Immigration barriers hurt gay couples

 

By Deb Price / The Detroit News from the Web, March 23, 2005

 

Playing together in a women's rollerblade hockey league in Virginia, Donna Myers and Maria Barquero suddenly discovered they shared a big problem:  They were perfect for each other

They're born nesters who want nothing more than to settle down with another lovebird and raise a flock of children.  They value education and professional careers.  And they've got the sparkling resumes to prove it.

But their joy at having found the perfect mate was clouded from the get-go by the realization that one thing they didn't share could tear them apart -- matching passports.

Myers is American.  Barquero is Costa Rican.

When Barquero's work visa expired in 2003 after she'd spent 13 years in the United States working and getting a college education, the couple's life was thrown into turmoil.  Out went the good-paying jobs and health care.  Those became luxuries, abandoned in favor of catch-as-catch-can jobs that give more flexibility for a relationship now built around airports, tourist visas and e-mail.

"I knew we were right for each other," says Myers, 30, who gave up a $66,000-a-year job as a federal consumer safety officer to be able to spend more of the year in Costa Rica.  "I also knew the risk -- that there could be a lot of heartache.  I realized what a pickle we were in."

Barquero, 35, who recently visited Myers' family farm in Maryland where they hope one day to live together, calls the life they cobble together "limbo land."

If the United States were as family-friendly as many of its allies, this story would already have a happy ending because Myers would be sponsoring Barquero for U.S. citizenship, and they'd be able to focus on starting their family.  (Myers wants to be the stay-at-home mom.)  But, tragically, U.S. immigration laws don't yet recognize that some Americans who fall in love with foreigners are gay -- and family reunification rules should help them, too.

Determined to play by the rules, Myers and Barquero are among the gay couples suing Maryland for the right to marry.  But even if the women do wed in Massachusetts, Canada or, eventually, Maryland, a 1996 law -- absurdly entitled the Defense of Marriage Act -- prohibits the federal government from recognizing gay marriages.

So they still wouldn't qualify as spouses eligible for help in keeping their relationship together.

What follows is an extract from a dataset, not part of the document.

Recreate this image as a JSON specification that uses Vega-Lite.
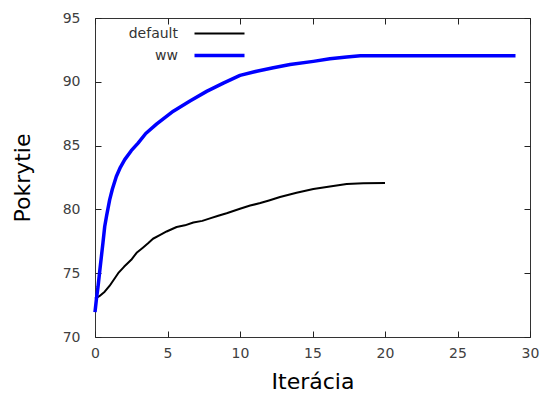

They aren't alone:  The 2000 U.S. Census reveals that 6 percent of all gay couples include one noncitizen.  A great many couples opted not to disclose their relationships.  But of those who did, 35,820 couples reported one partner is a foreigner.  And if the foreigner is not a permanent legal U.S. resident, there's a shadow over the relationship because involuntary separation always looms.

The discriminatory rules hit Latinos especially hard:  40 percent of mixed-passport couples say the foreign partner is Mexican.

The United States trails the 16 countries that welcome their gay citizens' partners:  Australia, Belgium (which legalized gay marriage in 2003), Brazil, Canada (which legalized gay marriage in 2003), Denmark, Finland, France, Germany, Iceland, Israel, the Netherlands (which in 2001 was the first nation to legalize gay marriage), New Zealand, Norway, South Africa (which in 1996 became the first country to write a ban on anti-gay discrimination into its Constitution), Sweden and the United Kingdom.

Myers and Barquero desperately hope the United States will soon catch up.  The Permanent Partners Immigration Act, to be reintroduced this spring, would allow unmarried U.S. citizens (or ones Uncle Sam doesn't recognize as married) to sponsor their partners for immigration privileges by meeting the same tough standards of emotional and financial commitment now required for married heterosexuals.  (For information to contact your members of Congress, go to hrc.org.)

Couples who yearn to build a stable life together deserve government encouragement.  Love shouldn't be forced to live out of a suitcase.